When I drove an Audi E-tron with digital door ‘mirrors’ a few years later, however, I discovered the dirty truth: a low sun caused lens flare and road grime built up on the lens itself, exposed as it was at a fairly road-adjacent level. The system was all but useless in murky, wintry conditions.

Particular camera placement can be a problem in other respects too. If they sit too close to the side of the car, such as on the Lotus Evija, the image they produce is filled with bodyside and not enough of the road behind. That’s annoying.

Furthermore, digital ‘mirrors’ can’t yet replicate the parallax effect: the ability we all have to make the effective surface area of any mirror larger and to judge distances within it by simply moving our vantage point relative to it.

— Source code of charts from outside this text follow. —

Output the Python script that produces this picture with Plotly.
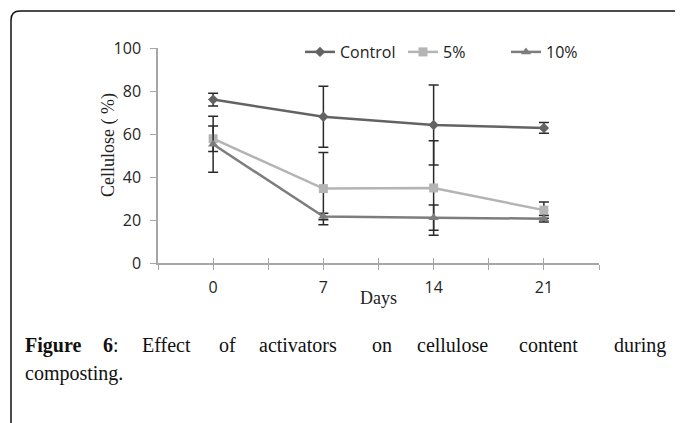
import numpy as np
import plotly.graph_objects as go

# ---- data ----
days = [0, 7, 14, 21]
day_labels = ["0", "7", "14", "21"]
control = [76.0, 68.0, 64.2, 62.8]
control_err = [3.0, 14.2, 18.6, 2.5]
pct5 = [57.8, 34.6, 34.9, 24.6]
pct5_err = [5.9, 16.8, 22.0, 3.8]
pct10 = [55.2, 21.6, 21.1, 20.6]
pct10_err = [13.0, 1.5, 5.9, 1.5]
series_names = ["Control", "5%", "10%"]

# page body has an 8px margin: figure is drawn at (8, 8) in the window
OX, OY = 8, 8
WIN_W, WIN_H = 683, 423
W, H = WIN_W - OX, WIN_H - OY
L, R, T, B = 158, 599, 48, 263  # plot area in window px


def px(x):
    return (x - L) / (R - L)


def py(y):
    return (B - y) / (B - T)


fig = go.Figure()

specs = [
    (series_names[0], control, control_err, "#636363", "diamond", 8),
    (series_names[1], pct5, pct5_err, "#b4b4b4", "square", 9),
    (series_names[2], pct10, pct10_err, "#7d7d7d", "triangle-up", 9),
]
for name, vals, err, col, sym, size in specs:
    fig.add_trace(go.Scatter(
        x=days, y=vals, name=name, mode="lines+markers",
        line=dict(color=col, width=2.5),
        marker=dict(symbol=sym, size=size, color=col),
        error_y=dict(type="data", array=err, visible=True,
                     color="#2a2a2a", thickness=1.5, width=5),
    ))

# empty trace to hold the overlay axis (inner half of crossing ticks)
fig.add_trace(go.Scatter(x=[], y=[], xaxis="x2", showlegend=False,
                         hoverinfo="skip"))

tick_pos = list(np.arange(-3.5, 24.6, 3.5))
tick_txt = [day_labels[days.index(int(v))] if float(v).is_integer() and int(v) in days else ""
            for v in tick_pos]

fig.update_layout(
    width=W, height=H,
    margin=dict(l=L - OX, r=W - (R - OX), t=T - OY, b=H - (B - OY)),
    paper_bgcolor="white", plot_bgcolor="white",
    font=dict(family="Open Sans", size=16, color="#262626"),
    xaxis=dict(
        range=[-3.5, 24.5], tickmode="array", tickvals=tick_pos, ticktext=tick_txt,
        ticks="outside", ticklen=5, tickwidth=1.2, tickcolor="#a6a6a6",
        showline=True, linecolor="#a6a6a6", linewidth=1.5,
        showgrid=False, zeroline=False, ticklabelstandoff=4,
    ),
    xaxis2=dict(
        range=[-3.5, 24.5], overlaying="x", side="bottom", anchor="y",
        tickmode="array", tickvals=tick_pos, showticklabels=False,
        ticks="inside", ticklen=5, tickwidth=1.2, tickcolor="#a6a6a6",
        showline=False, showgrid=False, zeroline=False,
    ),
    yaxis=dict(
        range=[0, 100], tickvals=[0, 20, 40, 60, 80, 100],
        ticks="outside", ticklen=6, tickwidth=1.2, tickcolor="#a6a6a6",
        showline=True, linecolor="#a6a6a6", linewidth=1.5,
        showgrid=False, zeroline=False, ticklabelstandoff=6,
    ),
    legend=dict(orientation="h", x=px(300), y=py(52), xanchor="left", yanchor="middle",
                font=dict(family="Open Sans", size=16, color="#222222"),
                bgcolor="rgba(0,0,0,0)", itemwidth=30, tracegroupgap=0,
                entrywidth=58, entrywidthmode="pixels"),
    showlegend=True,
)

# axis titles
title_font = dict(family="Liberation Serif", size=18, color="#222222")
fig.add_annotation(text="Cellulose ( %)", x=px(108), y=py(145), xref="paper", yref="paper",
                   textangle=-90, xanchor="center", yanchor="middle", showarrow=False,
                   font=title_font)
fig.add_annotation(text="Days", x=px(378), y=py(298), xref="paper", yref="paper",
                   xanchor="center", yanchor="middle", showarrow=False, font=title_font)

# page frame (rounded top-left corner)
fig.add_shape(type="path", xref="paper", yref="paper",
              path=(f"M {px(11)},{py(423)} L {px(11)},{py(20)} "
                    f"Q {px(11)},{py(11)} {px(20)},{py(11)} L {px(683)},{py(11)}"),
              line=dict(color="#111111", width=1.5))

# caption (justified first line)
cap_font = dict(family="Liberation Serif", size=20, color="#111111")
line1 = [("<b>Figure</b>", 23), ("<b>6</b>:", 101), ("Effect", 140), ("of", 217),
         ("activators", 257), ("on", 370), ("cellulose", 415), ("content", 517),
         ("during", 612)]
for txt, x0 in line1:
    fig.add_annotation(text=txt, x=px(x0), y=py(345), xref="paper", yref="paper",
                       xanchor="left", yanchor="middle", showarrow=False, font=cap_font)
fig.add_annotation(text="composting.", x=px(23), y=py(373), xref="paper", yref="paper",
                   xanchor="left", yanchor="middle", showarrow=False, font=cap_font)

fig.write_html("out.html")
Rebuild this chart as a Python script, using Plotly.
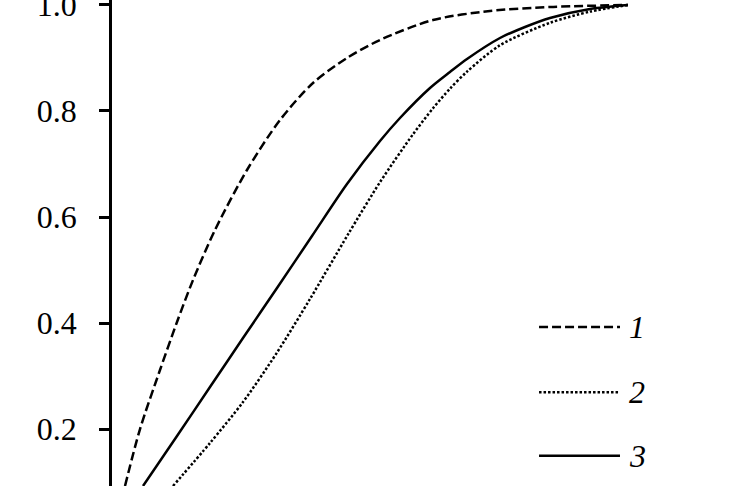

On a video screen, you get the same view of what’s behind you no matter how you move your head. You also have to actually focus on the screen, rather than on the object in the mirror, to use it, which can be a problem for those who wear glasses to drive.

In light of all that, should car designers really be reconfiguring vehicle bodies from a clean sheet, often removing useful ‘through-vehicle’ visibility in the process (have you ever noticed how much of your forward view in heavy motorway traffic depends on what you can see through the glasshouse of the car in front?), on the basis of the performance of camera technology that simply isn’t good enough? 

You can probably guess what I think. One day, these systems might be clever enough to track the position of your eyes; to keep themselves free of grime; and to compose some perfect image of the road behind us, in the way that the current 7 Series can of the particular parking space it’s in.

Until then, I will take good old-fashioned mirrors and plenty of glass, please.